In practice, many of us have appeared via video or phone for short hearings, and even for appellate oral arguments.  See https://www.ca9.uscourts.gov/content/view.php?pk_id=0000000995 (video and audio recordings of the Ninth Circuit argument in Sierra Club v. Trump, 929 F.3d 670 (9th Cir. 2019), where Judge Wardlaw appeared via Zoom).  Currently, courts all over the country are holding their oral arguments online.  See, e.g., https://www.courts.ca.gov/2dca.htm (California Court of Appeal website noting: “Counsel will appear remotely via video conference, by telephone conference, or by other electronic means as available and arranged by the Clerk's Office”).

We knew we wanted to give our students the traditional moot court experience in these new circumstances, and we chose to conduct arguments using Zoom.  We made one major change from the past, as we decided to let students opt out of the arguments to help students who had to leave our dorms quickly or who were otherwise struggling.  Happily, about half of our first-year students still chose to participate. 

We usually have two teams of two advocates each, or four students, argue in each room of our preliminary argument rounds.  With about 90 students arguing this year, we placed 4 students and 2 judges in each of our 23 Zoom "courtrooms." 

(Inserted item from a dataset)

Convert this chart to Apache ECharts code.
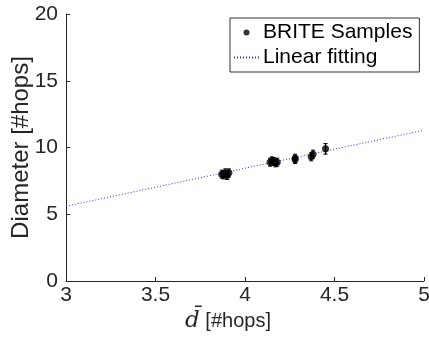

To run courtrooms at more or less the same time, we needed 23 Zoom host judges who could create Zoom meetings open to anyone with the links.  These judges also kept time, though we had the students run timers on their phones too.  We suggested on-screen timers shared to the whole courtroom, but the students were concerned the timers would take too much screen space, even with Zoom’s side-by-side view.

Once we identified trusted members of our community to be the Zoom host judges, we created and shared a step-by-step guide for making an open Zoom link.  We asked hosts to name their meetings "Courtroom One 4:15," and so on.  We then collected the hosts' Zoom links and added them to our Google Sheet listing all the students, courtrooms, and argument times.  We shared the sheet with the courtroom assignments and links to all of our first-year competitors.   

We had great support from our faculty, who joined some Moot Court Team members and Law Review students, as well as a few alums, to be our roughly 40 judges.  Some judges helped with multiple rounds, and many judges told us this was almost as fun as in-person arguments.

We ran three preliminary rounds, to spread out the ability for our Moot Court Board and me to “Zoom in” to meetings and help as needed.  We used ten courtrooms each during two evening rounds, and we needed to pop in to only two courtrooms to help.  The next morning, our three courtrooms ran without a hitch.  Having trusted judges as hosts really helped, and we recommend this approach.

We made our score sheet into a Google Form for the judges.  It was fun to watch the scores roll in after the rounds.  Moreover, our competition co-chairs had a spreadsheet right away with the score sheet data.  These chairs could quickly identify our top four teams for the semi-final round, unlike when they type in scores from paper forms.

We will have four teams in our semi-final round Monday night, and then the top two will go to our final round Wednesday night.  We will share the Zoom link for our final round courtroom with our whole school, and we will have sitting judges serving on our final round bench.  We made the judges a separate deliberation room Zoom meeting, to be doubly sure their voting discussion will be confidential. 

In our law school virtual classrooms today, we can still give our students a traditional first-year highlight by moving oral arguments online.  Many of our courts are doing the same thing, and after holding these successful digital arguments at Pepperdine, I can promise you will be glad you saved moot court by moving online too.